Prove that if $f$ is a convex and differentiable function, then for all $\mathbf{x}_1, \mathbf{x}_2$ and $\mathbf{y}$, and $\lambda_1, \lambda_2, \lambda>0$ such that $\lambda_1+\lambda_2=\lambda$, we have $$ \left\langle\nabla f\left(\mathbf{y}\right), \lambda_1 \mathbf{x}_1+\lambda_2 \mathbf{x}_2-\lambda \mathbf{y}\right\rangle \leq \lambda_1 f\left(\mathbf{x}_1\right)+\lambda_2 f\left(\mathbf{x}_2\right)-\lambda f\left(\mathbf{y}\right) $$
This is a problem promoted in Convex Optimization course. A similar situation I've noticed shows that:
Suppose $f$ is differentiable (i.e., its gradient $\nabla f$ exists at each point in $\operatorname{dom} f$, which is open). Then $f$ is convex if and only if dom $f$ is convex and $$ f(\mathbf{y}) \geq f(\mathbf{x})+\langle\nabla f(\mathbf{x}), \mathbf{y}-\mathbf{x}\rangle $$ holds for all $\mathbf{x}, \mathbf{y} \in \operatorname{dom} f$.

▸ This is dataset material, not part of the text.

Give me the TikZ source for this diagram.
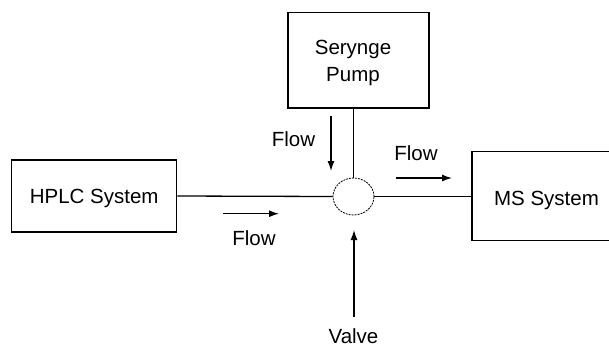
\documentclass[tikz,border=0pt]{standalone}
\usepackage{fontspec}
\setmainfont{Liberation Sans}
\usetikzlibrary{arrows.meta,shapes.geometric}
\begin{document}
\begin{tikzpicture}[x=1pt,y=-1pt,
  every node/.style={font=\fontsize{20.5}{26.7}\selectfont, inner sep=0pt},
  box/.style={draw, line width=1.3pt, rectangle, text height=14.7pt, text depth=0pt, align=center},
  pipe/.style={line width=1.3pt},
  flowarrow/.style={line width=1.3pt, -{Latex[length=10pt,width=7pt]}},
  lbl/.style={anchor=base}]
\useasboundingbox (0,0) rectangle (609,346);
\clip (0,0) rectangle (609,346);
\fill[white] (0,0) rectangle (609,346);
% boxes
\node[box, minimum width=165pt, minimum height=72pt] (hplc) at (94.2,196) {HPLC System};
\node[box, minimum width=141pt, minimum height=95.3pt] (pump) at (358.5,60.3) {};
\node[align=center, anchor=base] (pumptext) at (353,81.4) {Serynge\\Pump};
\node[box, minimum width=149pt, minimum height=89pt] (ms) at (546.5,196.2) {};
\node[anchor=base] (mstext) at (546.5,205) {MS System};
% valve
\node[draw, ellipse, dashed, dash pattern=on 2pt off 1pt, line width=0.8pt, minimum width=41pt, minimum height=37pt] (valve) at (353.5,196.5) {};
% pipes
\draw[pipe] (hplc.east) -- (valve.west);
\draw[pipe] (valve.east) -- (ms.west |- valve.east);
\draw[pipe] (valve.north |- pump.south) -- (valve.north);
% flow arrows
\coordinate (f1s) at (223,213.7); \coordinate (f1e) at (279,213.7);
\coordinate (f2s) at (331,116);   \coordinate (f2e) at (331,171);
\coordinate (f3s) at (396,178);   \coordinate (f3e) at (452,178);
\coordinate (f4s) at (354,317);   \coordinate (f4e) at (354,230);
\draw[flowarrow] (f1s) -- (f1e);
\draw[flowarrow] (f2s) -- (f2e);
\draw[flowarrow] (f3s) -- (f3e);
\draw[flowarrow] (f4s) -- (f4e);
% labels
\node[lbl] (flow1) at (254,245) {Flow};
\node[lbl] (flow2) at (293.5,146.7) {Flow};
\node[lbl] (flow3) at (416,160) {Flow};
\node[lbl] (valvetext) at (353.5,343.5) {Valve};
\end{tikzpicture}
\end{document}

For concave functions we have the corresponding characterization: $f$ is concave if and only if $\operatorname{dom} f$ is convex and $$ f(\mathbf{y}) \leq f(\mathbf{x})+\langle\nabla f(\mathbf{x}), \mathbf{y}-\mathbf{x}\rangle $$ for all $\mathbf{x}, \mathbf{y} \in \operatorname{dom} f$.
Is my thinking direction correct? What should we do afterwards?